Extract Data from Bank Statements

This guide explains how to extract key-value pairs (KVPs) from bank statements using Document Engine. For example, this enables you to extract IBANs or account numbers. For more information, refer to the guide on how key-value pair extraction works.

Sending the Request to Extract Data

To extract key-value pairs from a bank statement, post a multipart request to the /api/build endpoint(opens in a new tab). In the instructions, specify the following output parameters:

  • type specifies the output type. Set this to json-content.
  • keyValuePairs is a Boolean value that determines whether to extract key-value pairs.
  • language specifies the language used for recognizing text with optical character recognition (OCR). Sometimes, text is stored in a PDF or an image in a way that makes it so you cannot search or copy it. PSPDFKit’s OCR engine allows you to recognize text and save it in a separate file where you can both search and copy and paste the text. For more information, refer to the list of supported languages.
Terminal window
curl -X POST http://localhost:5000/api/build \
-H "Authorization: Token token=<API token>" \
-F document=@/path/to/example-document.pdf \
-F instructions='{
"parts": [
{
"file": "document"
}
],
"output": {
"type": "json-content",
"keyValuePairs": true,
"language": "english"
}
}' \
-o result.pdf

For more information on the Build instructions, refer to the API Reference(opens in a new tab).

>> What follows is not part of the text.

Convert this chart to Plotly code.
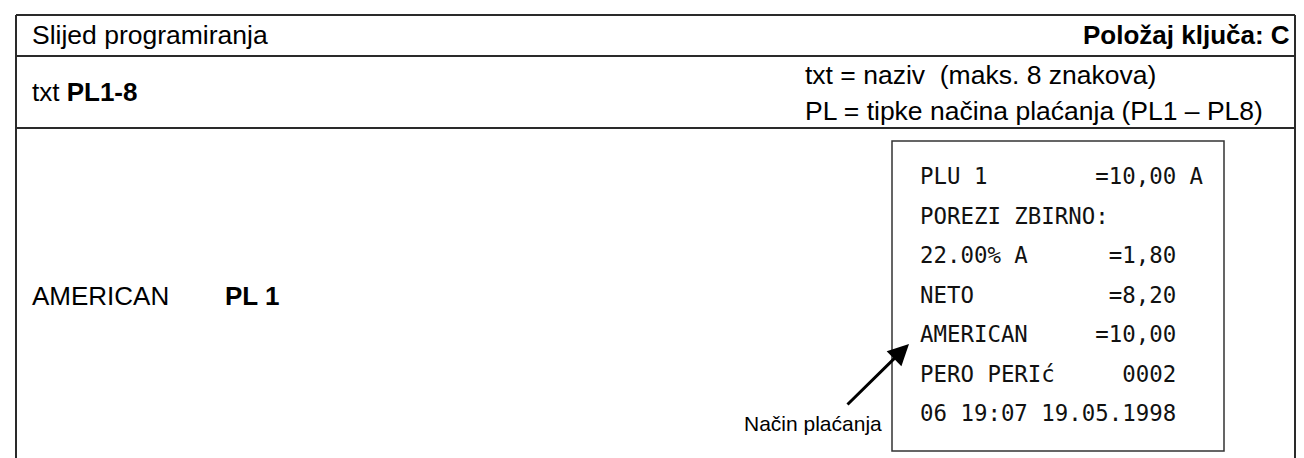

Example Data Extraction Response

{
"pages": [
{
"pageIndex": 0,
"keyValuePairs": [
{
"confidence": 95.4,
"key": {
"bbox": {
"left": 0,
"top": 0,
"width": 100,
"height": 100
},
"content": "IBAN"
},
"value": {
"bbox": {
"left": 0,
"top": 0,
"width": 100,
"height": 100
},
"content": "FR7611808009101234567890147",
"dataType": "String"
}
}
]
}
]
}